# What the task requires
In your copy, leave out the pictures; write out all the data exactly.

# Stored data
^^^^

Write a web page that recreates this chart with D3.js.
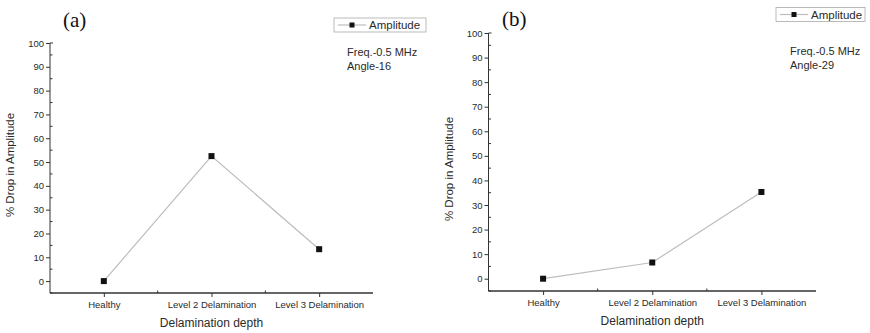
<!DOCTYPE html>
<html>
<head>
<meta charset="utf-8">
<script src="https://cdn.jsdelivr.net/npm/d3@7"></script>
<style>
  body { margin: 0; background: #fff; }
  svg { display: block; font-family: "Liberation Sans", Arial, sans-serif; }
</style>
</head>
<body>
<svg id="chart" width="870" height="333"></svg>
<script>
// data
var categories = ["Healthy", "Level 2 Delamination", "Level 3 Delamination"];
var dropA = [0, 52.5, 13.4];
var dropB = [0, 6.6, 35.3];
var yTicks = [0, 10, 20, 30, 40, 50, 60, 70, 80, 90, 100];
var panelLabels = ["(a)", "(b)"];
var infoA = ["Freq.-0.5 MHz", "Angle-16"];
var infoB = ["Freq.-0.5 MHz", "Angle-29"];
var seriesName = "Amplitude";

var svg = d3.select("#chart");
var textCol = "#2a2a2a", lineCol = "#bdbdbd", axisCol = "#333";

function drawPanel(p) {
  var g = svg.append("g");
  var x = d3.scaleLinear().domain([0.5, 3.5]).range([p.left, p.right]);
  var y = d3.scaleLinear().domain([-5, 100]).range([p.bottom, p.top]);

  // y axis
  g.append("g")
    .attr("transform", "translate(" + p.left + ",0)")
    .call(d3.axisLeft(y).tickValues(yTicks).tickSize(4).tickPadding(2))
    .call(function(a) {
      a.select(".domain").attr("stroke", axisCol).attr("d", "M0," + y(-5) + "V" + y(100));
      a.selectAll("line").attr("stroke", axisCol);
      a.selectAll("text").attr("font-size", 9.5).attr("fill", textCol);
    });
  // minor y ticks (inside)
  g.selectAll(".ym").data(d3.range(-5, 100, 10)).join("line")
    .attr("x1", p.left).attr("x2", p.left + 2.5)
    .attr("y1", function(d) { return y(d); }).attr("y2", function(d) { return y(d); })
    .attr("stroke", axisCol);
  g.append("line").attr("x1", p.left).attr("x2", p.left + 3)
    .attr("y1", y(100)).attr("y2", y(100)).attr("stroke", axisCol);

  // x axis
  g.append("g")
    .attr("transform", "translate(0," + p.bottom + ")")
    .call(d3.axisBottom(x).tickValues([1, 2, 3]).tickSize(4).tickPadding(4)
      .tickFormat(function(d) { return categories[d - 1]; }))
    .call(function(a) {
      a.select(".domain").attr("stroke", axisCol).attr("stroke-width", 1.3)
        .attr("d", "M" + p.left + ",0H" + p.right);
      a.selectAll("line").attr("stroke", axisCol);
      a.selectAll("text").attr("font-size", 9.5).attr("fill", textCol);
    });
  g.selectAll(".xm").data([1.5, 2.5]).join("line")
    .attr("x1", function(d) { return x(d); }).attr("x2", function(d) { return x(d); })
    .attr("y1", p.bottom).attr("y2", p.bottom - 2.5).attr("stroke", axisCol);

  // series
  var line = d3.line().x(function(d, i) { return x(i + 1); }).y(function(d) { return y(d); });
  g.append("path").datum(p.values)
    .attr("fill", "none").attr("stroke", lineCol).attr("stroke-width", 1.2).attr("d", line);
  g.selectAll(".pt").data(p.values).join("rect")
    .attr("x", function(d, i) { return x(i + 1) - 3; })
    .attr("y", function(d) { return y(d) - 3; })
    .attr("width", 6).attr("height", 6).attr("fill", "#111");

  // titles
  g.append("text").attr("x", (p.left + p.right) / 2).attr("y", p.bottom + 34)
    .attr("text-anchor", "middle").attr("font-size", 12).attr("fill", textCol)
    .text("Delamination depth");
  g.append("text")
    .attr("transform", "translate(" + p.ytx + "," + p.yty + ") rotate(-90)")
    .attr("text-anchor", "middle").attr("font-size", 11.5).attr("fill", textCol)
    .text("% Drop in Amplitude");
  g.append("text").attr("x", p.labX).attr("y", p.labY)
    .attr("font-family", "'Liberation Serif', 'Times New Roman', serif")
    .attr("font-size", 21).attr("fill", "#111").text(p.label);

  // legend
  g.append("rect").attr("x", p.legX).attr("y", p.legY).attr("width", p.legW).attr("height", 14)
    .attr("fill", "#fff").attr("stroke", "#aaa").attr("stroke-width", 0.8);
  g.append("line").attr("x1", p.legX + 4).attr("x2", p.legX + 32)
    .attr("y1", p.legY + 7).attr("y2", p.legY + 7).attr("stroke", lineCol).attr("stroke-width", 1.2);
  g.append("rect").attr("x", p.legX + 15.5).attr("y", p.legY + 4.5)
    .attr("width", 5).attr("height", 5).attr("fill", "#111");
  g.append("text").attr("x", p.legX + 35).attr("y", p.legY + 11)
    .attr("font-size", 11.5).attr("fill", textCol).text(seriesName);

  g.selectAll(".info").data(p.info).join("text")
    .attr("x", p.infoX).attr("y", function(d, i) { return p.infoY + i * 13.5; })
    .attr("font-size", 11).attr("fill", textCol).text(function(d) { return d; });
}

drawPanel({ values: dropA, left: 50, right: 373, top: 43, bottom: 293,
  ytx: 14, yty: 165, label: panelLabels[0], labX: 63, labY: 27,
  legX: 334, legY: 18, legW: 92, info: infoA, infoX: 347, infoY: 56 });
drawPanel({ values: dropB, left: 488.5, right: 816, top: 33, bottom: 291,
  ytx: 453, yty: 169, label: panelLabels[1], labX: 502, labY: 26,
  legX: 776, legY: 7.5, legW: 89, info: infoB, infoX: 790, infoY: 55 });
</script>
</body>
</html>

^^^^

# Exercise solution
Write a web page that recreates this chart with D3.js.
<!DOCTYPE html>
<html>
<head>
<meta charset="utf-8">
<script src="https://cdn.jsdelivr.net/npm/d3@7"></script>
<style>
  body { margin: 0; background: #fff; }
  svg { display: block; font-family: "Liberation Sans", Arial, sans-serif; }
</style>
</head>
<body>
<svg id="chart" width="870" height="333"></svg>
<script>
// data
var categories = ["Healthy", "Level 2 Delamination", "Level 3 Delamination"];
var dropA = [0, 52.5, 13.4];
var dropB = [0, 6.6, 35.3];
var yTicks = [0, 10, 20, 30, 40, 50, 60, 70, 80, 90, 100];
var panelLabels = ["(a)", "(b)"];
var infoA = ["Freq.-0.5 MHz", "Angle-16"];
var infoB = ["Freq.-0.5 MHz", "Angle-29"];
var seriesName = "Amplitude";

var svg = d3.select("#chart");
var textCol = "#2a2a2a", lineCol = "#bdbdbd", axisCol = "#333";

function drawPanel(p) {
  var g = svg.append("g");
  var x = d3.scaleLinear().domain([0.5, 3.5]).range([p.left, p.right]);
  var y = d3.scaleLinear().domain([-5, 100]).range([p.bottom, p.top]);

  // y axis
  g.append("g")
    .attr("transform", "translate(" + p.left + ",0)")
    .call(d3.axisLeft(y).tickValues(yTicks).tickSize(4).tickPadding(2))
    .call(function(a) {
      a.select(".domain").attr("stroke", axisCol).attr("d", "M0," + y(-5) + "V" + y(100));
      a.selectAll("line").attr("stroke", axisCol);
      a.selectAll("text").attr("font-size", 9.5).attr("fill", textCol);
    });
  // minor y ticks (inside)
  g.selectAll(".ym").data(d3.range(-5, 100, 10)).join("line")
    .attr("x1", p.left).attr("x2", p.left + 2.5)
    .attr("y1", function(d) { return y(d); }).attr("y2", function(d) { return y(d); })
    .attr("stroke", axisCol);
  g.append("line").attr("x1", p.left).attr("x2", p.left + 3)
    .attr("y1", y(100)).attr("y2", y(100)).attr("stroke", axisCol);

  // x axis
  g.append("g")
    .attr("transform", "translate(0," + p.bottom + ")")
    .call(d3.axisBottom(x).tickValues([1, 2, 3]).tickSize(4).tickPadding(4)
      .tickFormat(function(d) { return categories[d - 1]; }))
    .call(function(a) {
      a.select(".domain").attr("stroke", axisCol).attr("stroke-width", 1.3)
        .attr("d", "M" + p.left + ",0H" + p.right);
      a.selectAll("line").attr("stroke", axisCol);
      a.selectAll("text").attr("font-size", 9.5).attr("fill", textCol);
    });
  g.selectAll(".xm").data([1.5, 2.5]).join("line")
    .attr("x1", function(d) { return x(d); }).attr("x2", function(d) { return x(d); })
    .attr("y1", p.bottom).attr("y2", p.bottom - 2.5).attr("stroke", axisCol);

  // series
  var line = d3.line().x(function(d, i) { return x(i + 1); }).y(function(d) { return y(d); });
  g.append("path").datum(p.values)
    .attr("fill", "none").attr("stroke", lineCol).attr("stroke-width", 1.2).attr("d", line);
  g.selectAll(".pt").data(p.values).join("rect")
    .attr("x", function(d, i) { return x(i + 1) - 3; })
    .attr("y", function(d) { return y(d) - 3; })
    .attr("width", 6).attr("height", 6).attr("fill", "#111");

  // titles
  g.append("text").attr("x", (p.left + p.right) / 2).attr("y", p.bottom + 34)
    .attr("text-anchor", "middle").attr("font-size", 12).attr("fill", textCol)
    .text("Delamination depth");
  g.append("text")
    .attr("transform", "translate(" + p.ytx + "," + p.yty + ") rotate(-90)")
    .attr("text-anchor", "middle").attr("font-size", 11.5).attr("fill", textCol)
    .text("% Drop in Amplitude");
  g.append("text").attr("x", p.labX).attr("y", p.labY)
    .attr("font-family", "'Liberation Serif', 'Times New Roman', serif")
    .attr("font-size", 21).attr("fill", "#111").text(p.label);

  // legend
  g.append("rect").attr("x", p.legX).attr("y", p.legY).attr("width", p.legW).attr("height", 14)
    .attr("fill", "#fff").attr("stroke", "#aaa").attr("stroke-width", 0.8);
  g.append("line").attr("x1", p.legX + 4).attr("x2", p.legX + 32)
    .attr("y1", p.legY + 7).attr("y2", p.legY + 7).attr("stroke", lineCol).attr("stroke-width", 1.2);
  g.append("rect").attr("x", p.legX + 15.5).attr("y", p.legY + 4.5)
    .attr("width", 5).attr("height", 5).attr("fill", "#111");
  g.append("text").attr("x", p.legX + 35).attr("y", p.legY + 11)
    .attr("font-size", 11.5).attr("fill", textCol).text(seriesName);

  g.selectAll(".info").data(p.info).join("text")
    .attr("x", p.infoX).attr("y", function(d, i) { return p.infoY + i * 13.5; })
    .attr("font-size", 11).attr("fill", textCol).text(function(d) { return d; });
}

drawPanel({ values: dropA, left: 50, right: 373, top: 43, bottom: 293,
  ytx: 14, yty: 165, label: panelLabels[0], labX: 63, labY: 27,
  legX: 334, legY: 18, legW: 92, info: infoA, infoX: 347, infoY: 56 });
drawPanel({ values: dropB, left: 488.5, right: 816, top: 33, bottom: 291,
  ytx: 453, yty: 169, label: panelLabels[1], labX: 502, labY: 26,
  legX: 776, legY: 7.5, legW: 89, info: infoB, infoX: 790, infoY: 55 });
</script>
</body>
</html>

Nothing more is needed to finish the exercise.